Quinto filme de Gordon Parks, fotógrafo cujas primeiras realizações cinematográficas representam uma espécie de extensão política e estética de seu olhar para a fotografia, Shaft foi realizado já no contexto do blaxploitation. Definido por alguns como um movimento[3], trata-se de um conjunto de centenas de filmes realizados entre 1970 e 1975 e que compartilham características estéticas e temáticas, tais como: cinema de gênero (filmes de ação, horror, comédias ou policiais); elencos e histórias negras (o que se reflete na ambientação em espaços urbanos majoritariamente negros e estereótipo reverso para os personagens brancos); abundância de musicalidade soul, tanto diegética e extradiegética; e serem realizados com vistas a atingir massivamente o público afro-americano. No geral, filmes de baixo orçamento, com diretores brancos ou negros comandando histórias de mocinhos negros e negras combatendo vilões brancos – há antagonistas negros, mas, grosso modo, a vilania é branca.

O blaxploitation – que prefiro definir como um “momento”, muito mais que um “movimento” – é resultado de condições históricas que permitiram o surgimento desses filmes que, por outro lado, moldaram uma era, numa via de mão dupla repleta de contradições refletidas em seu próprio nome[4]. Por isso mesmo, não cessa de interessar e mobilizar afetos, muitas vezes contraditórios. Encarar os filmes do blaxploitation com a expectativa da positividade aprisionante e normativa de Medida provisória é o mesmo que ir para uma quadra de basquete esperando pontuar usando um taco de beisebol. Trata-se de representações que tensionam os entendimentos do que seria uma boa imagem – aquela que, nas nossas justificadas ânsias de que finalmente desfrutaremos da nossa humanidade, exibimos para o mundo branco, como que apelando: “Vês? Não sou eu um humano? Então por que me matas?”

As imagens de Shaft não têm utilidade, a não ser prazer espectatorial. E o que nós, espectadores negros, fazemos com imagens inúteis?

Shaft, tal como todos os filmes feitos no contexto do blaxploitation, se apoia em reducionismos e estereotipias, aspecto que, desde o início, gerou oposições e debates intensos na comunidade afro-americana[5]. Mas uma espectatorialidade negra ativa não implica justamente a lida com a realidade da contradição, em vez de sua ideia?

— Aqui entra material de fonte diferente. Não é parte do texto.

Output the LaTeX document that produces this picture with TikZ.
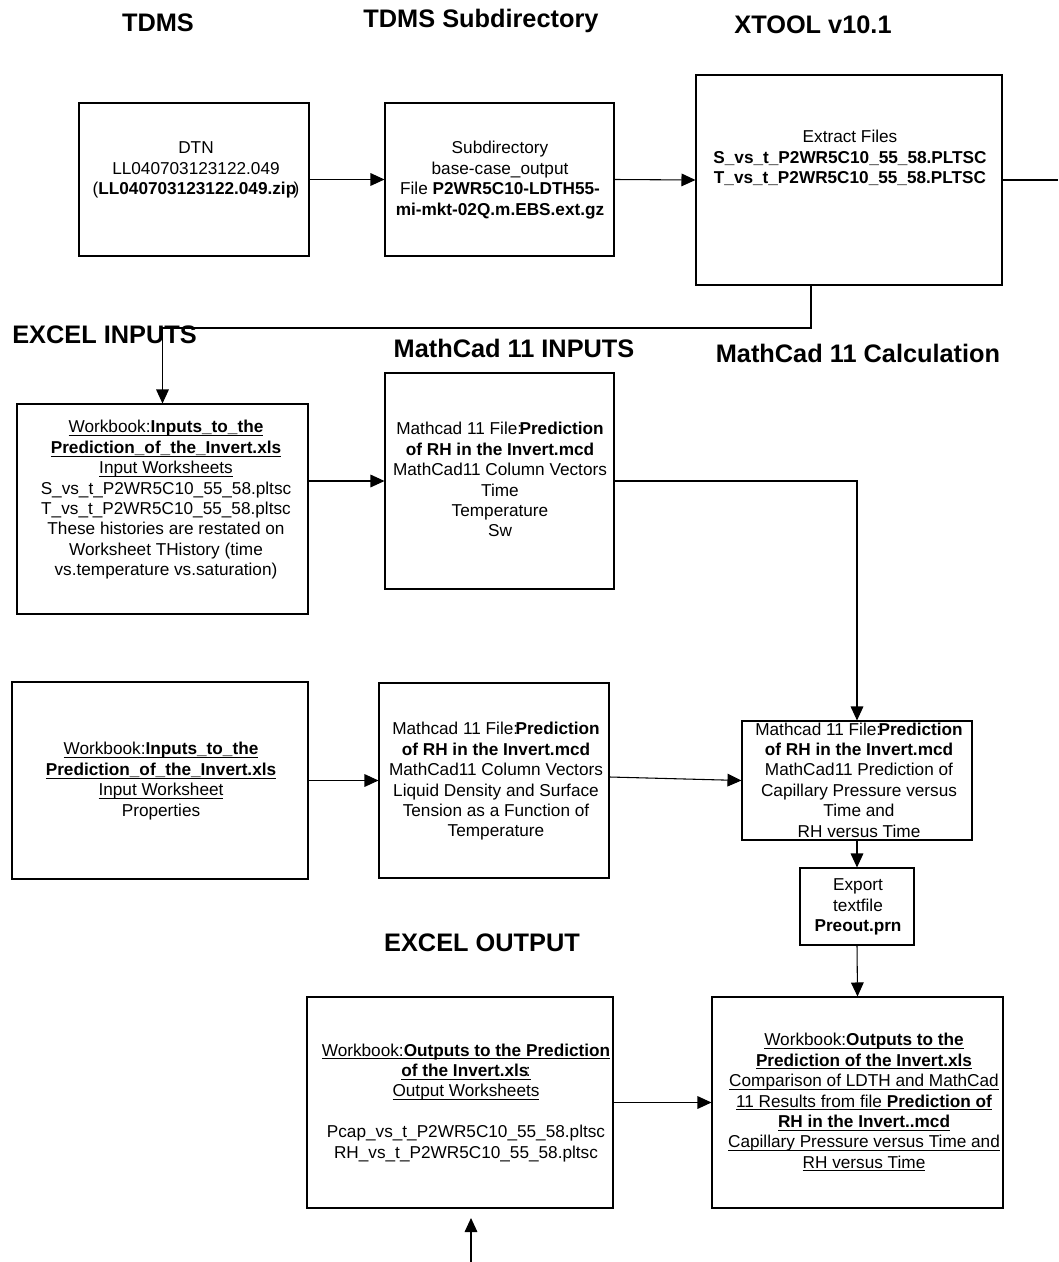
\documentclass[tikz,border=0pt]{standalone}
\usepackage{fontspec}
\setmainfont{Liberation Sans}
\usetikzlibrary{arrows.meta,fit,calc}
\newcommand\myul[1]{\setbox0=\hbox{#1}\rlap{\rule[-2.3pt]{\wd0}{0.7pt}}\box0}
\begin{document}
\begin{tikzpicture}[x=0.75pt,y=-0.75pt,
  txt/.style={align=center, inner sep=0pt, font=\fontsize{12.9}{15.3}\selectfont},
  ttl/.style={anchor=base, inner sep=0pt, font=\fontsize{19}{22}\selectfont\bfseries},
  box/.style={draw, line width=0.8pt, inner sep=0pt},
  arr/.style={-{Triangle[length=10.5pt,width=9.5pt]}, line width=0.8pt},
  ln/.style={line width=0.8pt}]
\useasboundingbox (0,0) rectangle (1058,1262);

% titles
\node[ttl] (tA) at (158,32) {TDMS};
\node[ttl] (tB) at (481,28) {TDMS Subdirectory};
\node[ttl] (tC) at (813,34) {XTOOL v10.1};
\node[ttl] (tD) at (104.5,343) {EXCEL INPUTS};
\node[ttl] (tE) at (514,357) {MathCad 11 INPUTS};
\node[ttl] (tF) at (858,362) {MathCad 11 Calculation};
\node[ttl] (tG) at (482,951) {EXCEL OUTPUT};

% boxes
\node[box, fit={(79,103)(309,256)}] (b1) {};
\node[box, fit={(385,103)(614,256)}] (b2) {};
\node[box, fit={(696,75)(1002,285)}] (b3) {};
\node[box, fit={(17,404)(308,614)}] (ib1) {};
\node[box, fit={(385,373)(614,589)}] (mc1) {};
\node[box, fit={(12,682)(308,879)}] (ib2) {};
\node[box, fit={(379,683)(609,878)}] (mc2) {};
\node[box, fit={(742,721)(972,840)}] (calc) {};
\node[box, fit={(800,868)(914,945)}] (exp) {};
\node[box, fit={(307,997)(613,1208)}] (out) {};
\node[box, fit={(712,997)(1003,1208)}] (cmp) {};

% texts
\node[txt] (b1t) at (196,170.3) {\strut DTN\\ LL040703123122.049\\ (\textbf{LL040703123122.049.zip}\kern-2pt)\strut};
\node[txt] (b2t) at (500,180.5) {\strut Subdirectory\\ base-case\_output\\ File \textbf{P2WR5C10-LDTH55-}\\ \textbf{mi-mkt-02Q.m.EBS.ext.gz}\strut};
\node[txt] (b3t) at (850,159.3) {\strut Extract Files\\ \textbf{S\_vs\_t\_P2WR5C10\_55\_58.PLTSC}\\ \textbf{T\_vs\_t\_P2WR5C10\_55\_58.PLTSC}\strut};
\node[txt] (ib1t) at (166,500.3) {\strut\myul{Workbook:\textbf{Inputs\_to\_the}}\\ \myul{\textbf{Prediction\_of\_the\_Invert.xls}}\\ \myul{Input Worksheets}\\ S\_vs\_t\_P2WR5C10\_55\_58.pltsc\\ T\_vs\_t\_P2WR5C10\_55\_58.pltsc\\ These histories are restated on\\ Worksheet THistory (time\\ vs.temperature vs.saturation)\strut};
\node[txt] (mc1t) at (500,481.9) {\strut Mathcad 11 File:\kern-2pt\textbf{Prediction}\\ \textbf{of RH in the Invert.mcd}\\ MathCad11 Column Vectors\\ Time\\ Temperature\\ Sw\strut};
\node[txt] (ib2t) at (161,781.5) {\strut\myul{Workbook:\textbf{Inputs\_to\_the}}\\ \myul{\textbf{Prediction\_of\_the\_Invert.xls}}\\ \myul{Input Worksheet}\\ Properties\strut};
\node[txt] (mc2t) at (496,781.9) {\strut Mathcad 11 File:\kern-2pt\textbf{Prediction}\\ \textbf{of RH in the Invert.mcd}\\ MathCad11 Column Vectors\\ Liquid Density and Surface\\ Tension as a Function of\\ Temperature\strut};
\node[txt] (calct) at (859,782) {\strut Mathcad 11 File:\kern-2pt\textbf{Prediction}\\ \textbf{of RH in the Invert.mcd}\\ MathCad11 Prediction of\\ Capillary Pressure versus\\ Time and\\ RH versus Time\strut};
\node[txt] (expt) at (858,907) {\strut Export\\ textfile\\ \textbf{Preout.prn}\strut};
\node[txt] (outt) at (466,1103) {\strut\myul{Workbook:\textbf{Outputs to the Prediction}}\\ \myul{\textbf{of the Invert.xls}\kern-2pt:}\\ \myul{Output Worksheets}\\ \strut\\ Pcap\_vs\_t\_P2WR5C10\_55\_58.pltsc\\ RH\_vs\_t\_P2WR5C10\_55\_58.pltsc\strut};
\node[txt] (cmpt) at (864,1103) {\strut\myul{Workbook:\textbf{Outputs to the}}\\ \myul{\textbf{Prediction of the Invert.xls}}\\ \myul{Comparison of LDTH and MathCad}\\ \myul{11 Results from file \textbf{Prediction of}}\\ \myul{\textbf{RH in the Invert..mcd}}\\ \myul{Capillary Pressure versus Time and}\\ \myul{RH versus Time}\strut};

% helper coordinates
\coordinate (outR) at (1058,180);
\coordinate (k1) at (811,328);
\coordinate (upA) at (471,1262);
\coordinate (upB) at (471,1218);

% connectors
\draw[arr] (b1.east) -- (b2.west);
\draw[arr] (b2.east) -- (b3.west);
\draw[ln] (b3.east) -- (b3.east -| outR);
\draw[arr] (k1 |- b3.south) -- (k1) -| (ib1.north);
\draw[arr] (ib1.east |- mc1.west) -- (mc1.west);
\draw[arr] (mc1.east) -| (calc.north);
\draw[arr] (ib2.east) -- (mc2.west);
\draw[arr] ($(mc2.east)+(0,-3.5)$) -- (calc.west);
\draw[arr] (calc.south) -- (exp.north);
\draw[arr] (exp.south) -- (cmp.north);
\draw[arr] (out.east) -- (cmp.west);
\draw[arr] (upA) -- (upB);
\end{tikzpicture}
\end{document}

Ou reduzimos a nossa espectatorialidade a um mero ranqueamento de representações problemáticas versus representações “fecho”? O prazer entra na nossa equação espectatorial?

Essas são algumas questões interessantes de serem mobilizadas numa sessão de Shaft mais de cinco décadas após o seu lançamento.

 

A mostra Gordon Parks: a América sou eu está em cartaz no cinema do IMS Paulista em novembro.


 

[1] The superstar in rent-a-car!. Campanha televisiva, dez. 1977. Disponível em: www.youtube.com/watch?v=A4LECXW_MQY.

[2] “Questlove’s How Hip-Hop Failed Black America, Part III: What Happens When Black Loses Its Cool?”. Vulture, 06.05.2014. Disponível em: www.vulture.com/2014/05/questlove-hip-hop-failed-black-america-part-3-black-loses-cool.html. A versão traduzida desse texto está disponível em: https://ursodelatadotcom1.wordpress.com/2016/12/11/traducao-questlove-sobre-quando-o-negro-perde-seu-ar-cool-hip-hop/.

[3] Uma referência importante para a definição do blaxploitation como movimento é: LAWRENCE, Novotny. Blaxploitation Films of the 1970s: Blackness and Genre. Nova York: Routledge, 2008.

[4] Blaxploitation é a corruptela de duas palavras em inglês: “Black” (“preto’) e “exploitation” (“exploração”), que também faz referência ao gênero cinematográfico de mesmo nome. O termo surgiu pela primeira vez na imprensa em 17 de dezembro de 1972, num artigo de Julius Griffin, então presidente da Seção Hollywood da NAACP, a Associação Nacional para o Progresso das Pessoas de Cor, escrito para o The New York Times.

[5] A mesma edição de domingo que abriu espaço para o artigo de Griffin intitulado “Black Movie Boom: Good or Bad?” [Explosão de filmes negros: positiva ou prejudicial?] viu também a presença de outros articulistas se posicionando a favor do que então passava a se entender como filmes blaxploitation.